The Sathya gnana sabha consists of three sabhas:
 The Chirchabai (சிற்சபை) which represents moon or left eye of people,
 The Porchabai (பொற்சபை) or golden sabha which represents the sun or right eye of people and
 The third Gnana sabha (ஞான சபை) which represents the third eye or the wisdom of people.

The building was built in an octagonal shape which represents the 8 bones in the human skull. Only two Saints established Sangha (sabha) in Indian and World history. One is Gautama Buddha, another is Saint Vallalar. All Saivite madams are primarily for religious pupils, to which common people only go when a  need arises. But a Sabha is a place where common people can go, join, organize and they can interact with spiritual people. Vallalar clearly mentioned this in his poetry as given below:
"எச்சபை பொதுவென இயம்பினர் அறிஞர்கள்
அச்சபை யிடங்கொள்ளும் அருட்பெருஞ் ஜோதி"
meaning, "This sabha is a common place for every one, who follows San maargam (good way)".

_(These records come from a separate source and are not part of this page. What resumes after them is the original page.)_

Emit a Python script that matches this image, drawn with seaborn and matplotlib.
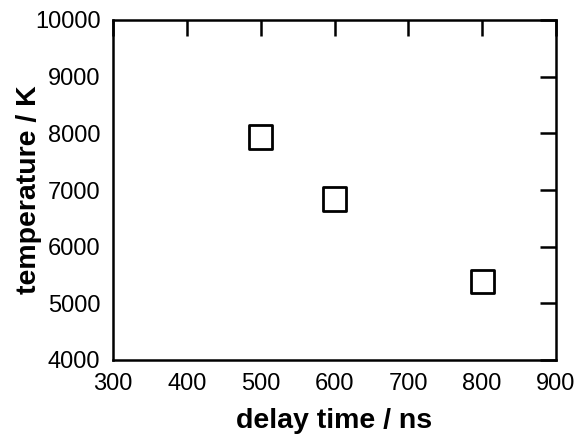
import matplotlib
matplotlib.use('Agg')
import matplotlib.pyplot as plt
import seaborn as sns
import pandas as pd

# Daten
delay_time = [500, 600, 800]
temperature = [7935, 6840, 5380]

df = pd.DataFrame({'delay': delay_time, 'temp': temperature})

sns.set_style('white')
plt.rcParams['font.family'] = ['Liberation Sans', 'DejaVu Sans']
plt.rcParams['text.color'] = 'black'
plt.rcParams['axes.labelcolor'] = 'black'

fig = plt.figure(figsize=(5.81, 4.46), dpi=100)
ax = fig.add_axes([113 / 581, 1 - 360 / 446, (556 - 113) / 581, (360 - 20) / 446])

sns.scatterplot(data=df, x='delay', y='temp', ax=ax, marker='s', s=280,
                facecolor='none', edgecolor='black', linewidth=2, zorder=3)

ax.set_xlim(300, 900)
ax.set_ylim(4000, 10000)
ax.set_xticks(range(300, 901, 100))
ax.set_yticks(range(4000, 10001, 1000))
ax.tick_params(direction='in', length=11.5, width=1.8, top=True, right=True,
               labelsize=17, pad=9, colors='black')
for sp in ax.spines.values():
    sp.set_linewidth(1.8)
    sp.set_color('black')

ax.set_xlabel('delay time / ns', fontsize=20.5, fontweight='bold', labelpad=10)
ax.set_ylabel('temperature / K', fontsize=20.5, fontweight='bold', labelpad=-5)

fig.savefig('out.png', dpi=100)
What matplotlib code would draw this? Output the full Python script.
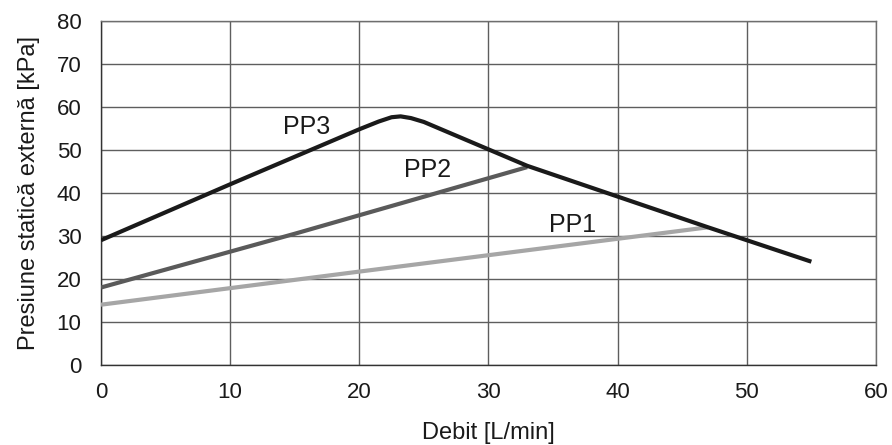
import matplotlib
matplotlib.use("Agg")
import matplotlib.pyplot as plt

plt.rcParams['font.family'] = ['Liberation Sans', 'DejaVu Sans']

# Pump curves: flow [L/min] vs external static pressure [kPa]
pp3_x = [0, 10, 20, 21.5, 22.5, 23.2, 24, 25, 33, 47, 55]
pp3_y = [29, 42, 54.8, 56.6, 57.6, 57.8, 57.4, 56.5, 46.3, 32, 24]
pp2_x = [0, 15, 33]
pp2_y = [18, 30.5, 46]
pp1_x = [0, 20, 47]
pp1_y = [14, 21.7, 32]

labels = ["PP3", "PP2", "PP1"]
label_pos = [(15.9, 55.3), (25.3, 45.3), (36.5, 32.6)]

fig = plt.figure(figsize=(8.92, 4.45), dpi=100)
ax = fig.add_axes([0.1132, 0.18, 0.8688, 0.773])

ax.plot(pp1_x, pp1_y, color="#a6a6a6", lw=3.0, solid_capstyle="butt", zorder=3)
ax.plot(pp2_x, pp2_y, color="#5a5a5a", lw=3.0, solid_capstyle="butt", zorder=4)
ax.plot(pp3_x, pp3_y, color="#1a1a1a", lw=3.0, solid_capstyle="butt", zorder=5)

for t, (x, y) in zip(labels, label_pos):
    ax.text(x, y, t, fontsize=18, ha="center", va="center", color="#1a1a1a", zorder=6)

ax.set_xlim(0, 60)
ax.set_ylim(0, 80)
ax.set_xticks(range(0, 61, 10))
ax.set_yticks(range(0, 81, 10))
ax.grid(True, color="#5e5e5e", lw=1.0)
ax.set_axisbelow(True)
for s in ax.spines.values():
    s.set_color("#6e6e6e")
    s.set_linewidth(1.0)
ax.spines['left'].set_color("#333333")
ax.spines['bottom'].set_color("#333333")
ax.tick_params(axis="x", length=0, labelsize=16, pad=12, colors="#1a1a1a")
ax.tick_params(axis="y", length=0, labelsize=16, pad=14, colors="#1a1a1a")
ax.set_xlabel("Debit [L/min]", fontsize=17, labelpad=14, color="#1a1a1a")
ax.set_ylabel("Presiune statică externă [kPa]", fontsize=17, labelpad=12, color="#1a1a1a")

fig.savefig("out.png", dpi=100)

Near the Sathya gnana sabha there is the Dharma saalai where free food is offered to thousands of people every day. The Dharma saalai  has a stove which was lighted by  Sri Raamalinga swaamigal (Vallalar),  which is still being used for cooking. Near the Dharma saalai, there is the jeeva samaadhi of Kalpattu ayyaa. He was the second san maargi attaining dheekshai from vallalar.